Asynchronous Compute: Let the debate continue
With the GTX 900-series of graphics cards and the Maxwell architecture, NVIDIA received a lot of flak for not having full and proper support for asynchronous shaders, and idea that is implemented in DirectX 12 to enable better use of GPU processing power and to improve performance and efficiency. Even though there are only a handful of games out that will utilize asynchronous shading capability, including Ashes of the Singularity and the new Hitman, NVIDIA cards were under constant fire.
Asynchronous compute and workloads are useful with a GPU is doing multiple tasks at the same time, in addition to pixel rendering. These workloads could including physics processing, audio processing, post-processing of already rendered frames and more specific jobs like late time warp for VR experience enhancements.
Pascal improves the story dramatically for NVIDIA, though there will still be debate as to how its integration to support asynchronous compute compares to AMD’s GCN designs. NVIDIA sees asynchronous computing as creating two distinct scenarios: overlapping workloads and time critical workloads.
Overlapping workloads are used when a GPU does not fill its processing capability with a single workload alone, leaving gaps or bubbles in the compute pipeline that degrade efficiency and slow down the combined performance of the system. This could be PhysX processing for GeForce GPUs or it might be a post-processing step that a game engine uses to filter the image as a final step. In Maxwell, this load balancing had to work with a fixed partitioning model. Essentially, the software had to say upfront how much time of the GPU it wanted divided between the workloads in contention. If the balance of the workloads stays in balance, this can be an efficient model, but any shift in the workloads would mean either unwanted idle time or jobs not completing in the desired time frame. Pascal addresses this by enabling dynamic load balancing that monitors the GPU for when work being added, allowing the secondary workload to take the bubbles in the system to be used for compute.
Time critical workloads create a different problem – they need prioritization and need to be inserted ASAP. An example of this is the late time warp used by the Oculus Rift to morph the image at the last possible instant with the most recent motion input data. With Maxwell, there was no way to have granular preemption the system had to set a fixed time to ask for the asynchronous time warp (ATW) to start, meaning that the system would often leave GPU compute performance on the table, under-utilizing the hardware.
Pascal is the first GPU architecture to implement a pixel level preemption capability for graphics. The graphics units will keep track of their intermediate progress on the current rendering workload so that they can stop, save their state and move off the hardware to allow for the preempted workload to be addressed quickly. NVIDIA tells us the entire process of context switching can occur in less than 100 microseconds after the last pixel shading work is finished. Similarly for compute tasks, Pascal integrates thread level preemption. If you happen to be running CUDA code, Pascal can support preemption down the instruction level!
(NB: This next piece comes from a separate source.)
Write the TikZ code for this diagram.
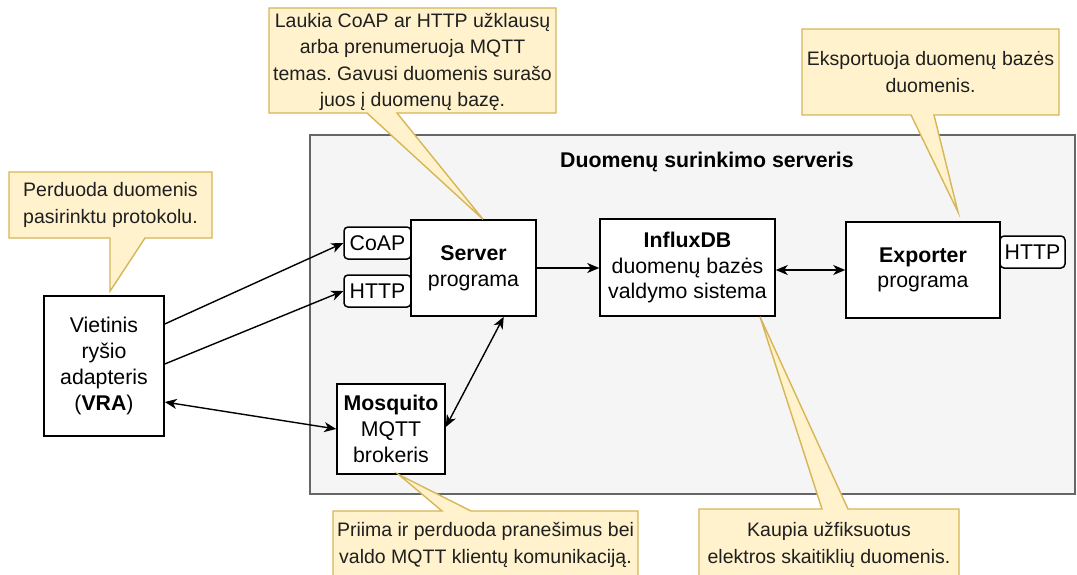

The combination of dynamic scheduling and pixel/thread level preemption in hardware improve NVIDIA’s performance on asynchronous compute and workloads pretty dramatically. In the asynchronous time warp example above, Pascal will be able to give more time to the GPU for rendering tasks than Maxwell, waiting until the last moment to request the time warp via preemption. This capability is already built into and support by Oculus.
Asynchronous compute changes are a bit part of NVIDIA’s GTX 1080 performance improvement claims, pointed squarely at VR. Compared to the GTX 980, based on NVIDIA’s claims, the GTX 1080 has 1.7x improved performance for standard gaming but is 2.7x faster in VR, in large part do those changes listed above.
Does this mean that NVIDIA is on-par or ahead of AMD in terms of asynchronous compute? It’s hard to say, as the implementations are very different between the two architectures. AMD GCN still has the Asynchronous Compute Engines that uses asynchronous shaders, allowing multiple kernels to execute on the GPU concurrently without preemption. AMD also recently introduced Quick Response Queues in the second generation GCN products that allow developers to specify a higher priority async shaders that are time sensitive, like the Rift ATW.
At the end of the day it comes down to the resulting performance of each product. We are working on a couple of interesting ways to test asynchronous compute capability of GPUs directly to see how things stack up from a scientific viewpoint, but when the rubber hits the road, which GPU gets you the highest frame rate and lowest latency? That we can test today.